The man who was handpicked to replace retired general Jay Garner as the Administrator of the Coalition Provisional Authority in Iraq, L. Paul Bremer III, has lapsed into a fit of truth telling - again. Bremer had famously gone off the reservation in a speech given on Feb. 26, 2001, in his capacity as the co-chairman of the National Commission on Terrorism. Bremer is quoted as saying:

The [Bush] administration seems to be paying no attention to the problem of terrorism...

What they will do is stagger along until there's a major incident and then suddenly say, "Oh, my God, shouldn't we be organized to deal with this?"

That's too bad. They've been given a window of opportunity with very little terrorism now, and they're not taking advantage of it. Maybe the folks in the press ought to be pushing a little bit.
Despite this stern criticism, the Bush administration selected Bremer to revitalize the post-invasion reconstruction efforts that they perceived as lagging under the stewardship of Garner. The AP, via the New York Times, is reporting that Bremer has criticized the Bush administration once again in a series of speeches discussing his tenure in Iraq.

Bremer's critiques echo those emanating from a growing camp of war supporters who are highly critical of the incompetence of the Bush team in securing the peace, though remaining steadfast in their support for the overall mission of deposing Saddam Hussein. Whether or not you agree with the decision to invade Iraq, it is becoming increasingly difficult not to acknowledge that the conduct and planning for the war's aftermath has been recklessly inept and uninformed.

In remarks published Tuesday, the official, L. Paul Bremer, said he arrived in Iraq on May 6, 2003 to find "horrid" looting and a very unstable situation...

"We paid a big price for not stopping it because it established an atmosphere of lawlessness," Bremer said during an address to an insurance group in White Sulphur Springs, W.Va. The group released a summary of his remarks in Washington.

"We never had enough troops on the ground," Bremer said, while insisting that he was "more convinced than ever that regime change was the right thing to do." [emphasis added]
Bremer has since tried to qualify these statements, or at least clarify his position on the current state of affairs, through a press release given Monday night to The Washington Post:

"I believe that we currently have sufficient troop levels in Iraq," he said in the e-mailed statement, according to Tuesday's edition of the Post. He said references to troops levels related to the situation when he first arrived in Baghdad "when I believed we needed either more coalition troops or Iraqi security forces to address the looting."
But Bremer could not fully repudiate the quotes attributed to him because he is already on the record expressing the exact same sentiments.
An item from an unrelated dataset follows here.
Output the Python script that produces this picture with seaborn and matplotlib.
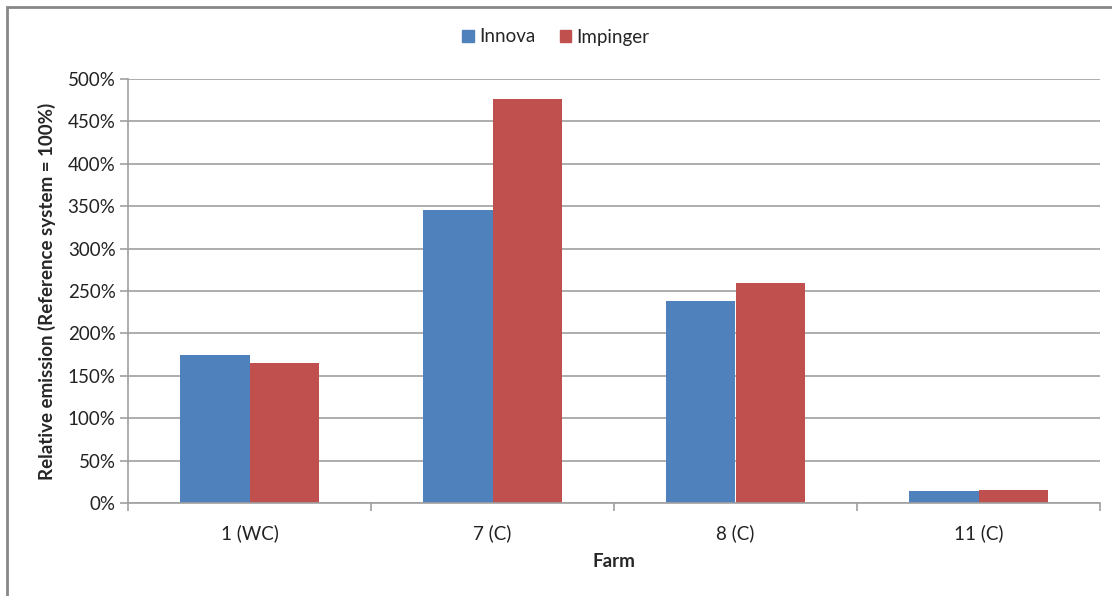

Apparently Paul Bremer has displayed a willingness to admit mistakes that has thus far eluded the entire Bush cabinet.

In an earlier speech Sept. 17 at DePauw University, Bremer said he frequently raised the issue of too few troops within the Bush administration and "should have been even more insistent" when his advice was rejected. "The single most important change -- the one thing that would have improved the situation -- would have been having more troops in Iraq at the beginning and throughout" the occupation, Bremer said, according to the Banner-Graphic in Greencastle, Ind. [emphasis added]
It remains highly unlikely that even if Bremer were "more insistent" about the need for more troops that he could have broken the ideological lockstep within Bush's inner circle - especially in regard to such a central tenet of Rumsfeld's vision for a transformed military. They have been slow to adapt to the changing environment, and stubborn in their rejection of expert input that reaches conclusions that vary from their preconceptions.